Novelist Salman Rushdie telephoned a member of Parliament today and expressed concern the government has turned against him in the furor over his novel "The Satanic Verses," the legislator's aide said.
Rushdie called opposition lawmaker Paddy Ashdown from hiding and said he is worried about the statement by the foreign secretary, Sir Geoffrey Howe, that many Britons find the book offensive.
The call was taken by Ashdown's Irish affairs researcher, Alison Holmes, who summarized the 10-minute conversation.
In an interview broadcast Thursday night, Howe said Muslims are not alone in being offended by the novel, which some say insults Islam.

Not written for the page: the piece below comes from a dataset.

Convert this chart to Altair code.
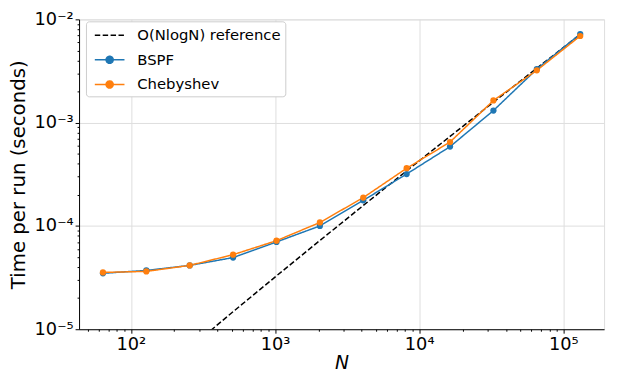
import altair as alt
import pandas as pd

N = [64, 128, 256, 512, 1024, 2048, 4096, 8192, 16384, 32768, 65536, 131072]
bspf = [3.48e-5, 3.71e-5, 4.15e-5, 4.94e-5, 7.0e-5, 1.0e-4, 1.77e-4, 3.18e-4, 5.86e-4, 1.31e-3, 3.3e-3, 7.2e-3]
cheb = [3.55e-5, 3.63e-5, 4.15e-5, 5.27e-5, 7.2e-5, 1.08e-4, 1.88e-4, 3.62e-4, 6.49e-4, 1.64e-3, 3.21e-3, 6.9e-3]
ref = [1.232e-6, 2.875e-6, 6.572e-6, 1.479e-5, 3.286e-5, 7.229e-5, 1.577e-4,
       3.418e-4, 7.361e-4, 1.577e-3, 3.365e-3, 7.15e-3]

series_names = ["O(NlogN) reference", "BSPF", "Chebyshev"]
colors = ["black", "#1f77b4", "#ff7f0e"]

x_ticks = [50, 60, 70, 80, 90, 100, 200, 300, 400, 500, 600, 700, 800, 900,
           1000, 2000, 3000, 4000, 5000, 6000, 7000, 8000, 9000,
           10000, 20000, 30000, 40000, 50000, 60000, 70000, 80000, 90000, 100000]
y_ticks = [1e-5, 2e-5, 3e-5, 4e-5, 5e-5, 6e-5, 7e-5, 8e-5, 9e-5,
           1e-4, 2e-4, 3e-4, 4e-4, 5e-4, 6e-4, 7e-4, 8e-4, 9e-4,
           1e-3, 2e-3, 3e-3, 4e-3, 5e-3, 6e-3, 7e-3, 8e-3, 9e-3, 1e-2]

rows = []
for name, vals in zip(series_names, [ref, bspf, cheb]):
    for n, v in zip(N, vals):
        rows.append({"N": n, "t": v, "series": name})
df = pd.DataFrame(rows)

major_test = "abs(log(datum.value)/LN10 - round(log(datum.value)/LN10)) < 1e-6"

x_axis = alt.Axis(
    values=x_ticks,
    labelExpr="datum.value == 100 ? '10²' : datum.value == 1000 ? '10³' : datum.value == 10000 ? '10⁴' : datum.value == 100000 ? '10⁵' : ''",
    labelFontSize=18, labelFont="DejaVu Sans", labelColor="black",
    title="N", titleFontStyle="italic", titleFontWeight="normal", titleFontSize=19,
    titleFont="DejaVu Sans", titleColor="black", titlePadding=0,
    gridOpacity={"condition": {"test": major_test, "value": 1}, "value": 0},
    tickSize={"condition": {"test": major_test, "value": 4}, "value": 2},
    gridColor="#dddddd", tickColor="black", domainColor="black", labelPadding=3,
    labelFlush=False, labelOverlap=False,
)
y_axis = alt.Axis(
    values=y_ticks,
    labelExpr="datum.value == 0.01 ? '10⁻²' : datum.value == 0.001 ? '10⁻³' : datum.value == 0.0001 ? '10⁻⁴' : datum.value == 0.00001 ? '10⁻⁵' : ''",
    labelFontSize=18, labelFont="DejaVu Sans", labelColor="black",
    title="Time per run (seconds)", titleFontWeight="normal", titleFontSize=20,
    titleFont="DejaVu Sans", titleColor="black", titlePadding=6,
    gridOpacity={"condition": {"test": major_test, "value": 1}, "value": 0},
    tickSize={"condition": {"test": major_test, "value": 4}, "value": 2},
    gridColor="#dddddd", tickColor="black", domainColor="black", labelPadding=2,
    labelFlush=False, labelOverlap=False,
)

xs = alt.Scale(type="log", domain=[43.7, 191900], nice=False)
ys = alt.Scale(type="log", domain=[1e-5, 1e-2], nice=False)

legend = alt.Legend(
    title=None, orient="none", legendX=7, legendY=2,
    labelFontSize=15, labelFont="DejaVu Sans", labelColor="black",
    symbolSize=324, symbolStrokeWidth=1.5, symbolOffset=10, labelOffset=18,
    strokeColor="#cccccc", fillColor="white", cornerRadius=3, padding=4,
    rowPadding=7,
)

color = alt.Color("series:N", scale=alt.Scale(domain=series_names, range=colors), legend=legend,
                  sort=series_names)

line_path = "M-1.67,0H1.67"
dot_path = "M-1.67,0H1.67M-0.4,0A0.4,0.4,0,1,0,0.4,0A0.4,0.4,0,1,0,-0.4,0Z"

lines = alt.Chart(df).mark_line(strokeWidth=1.5, clip=True).encode(
    x=alt.X("N:Q", scale=xs, axis=x_axis),
    y=alt.Y("t:Q", scale=ys, axis=y_axis),
    color=color,
    strokeDash=alt.StrokeDash("series:N", scale=alt.Scale(domain=series_names, range=[[5.5, 2.5], [1, 0], [1, 0]]),
                              legend=legend, sort=series_names),
    detail="series:N",
)

points = alt.Chart(df[df.series != series_names[0]]).mark_circle(size=40, opacity=1, clip=True).encode(
    x=alt.X("N:Q", scale=xs),
    y=alt.Y("t:Q", scale=ys),
    color=color,
)

# legend-only layer: carries the legend symbol shapes, draws no marks
legend_layer = alt.Chart(df).transform_filter("false").mark_point(filled=True, opacity=1, clip=True).encode(
    x=alt.X("N:Q", scale=xs),
    y=alt.Y("t:Q", scale=ys),
    color=color,
    shape=alt.Shape("series:N", scale=alt.Scale(domain=series_names, range=[line_path, dot_path, dot_path]),
                    legend=legend, sort=series_names),
)

chart = alt.layer(lines, points, legend_layer).properties(
    width=532, height=314,
    autosize=alt.AutoSizeParams(type="none"),
    padding={"left": 72, "top": 9, "right": 6, "bottom": 54},
).configure_view(stroke="black", strokeWidth=1).configure(font="DejaVu Sans")

chart.save("out.html", embed_options={"renderer": "svg", "actions": False})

"He (Rushdie) was very concerned that the whole thing had gone into a sort of Phase 2, based on Mr. Howe's comments last night," Holmes said.
"He was worried that being anti-Tory is now equated with being anti-British, because obviously the government has found that there are some anti-government statements in the book," she said.
"The book is extremely critical, rude about us," Howe told the British Broadcasting Corp. "It compares Britain with Hitler's Germany. We do not like that any more than the people of the Muslim faith like the attacks on their faith contained in the book."
But Howe said Rushdie should not be punished. The interview was broadcast in Iran by the BBC's Persian Service.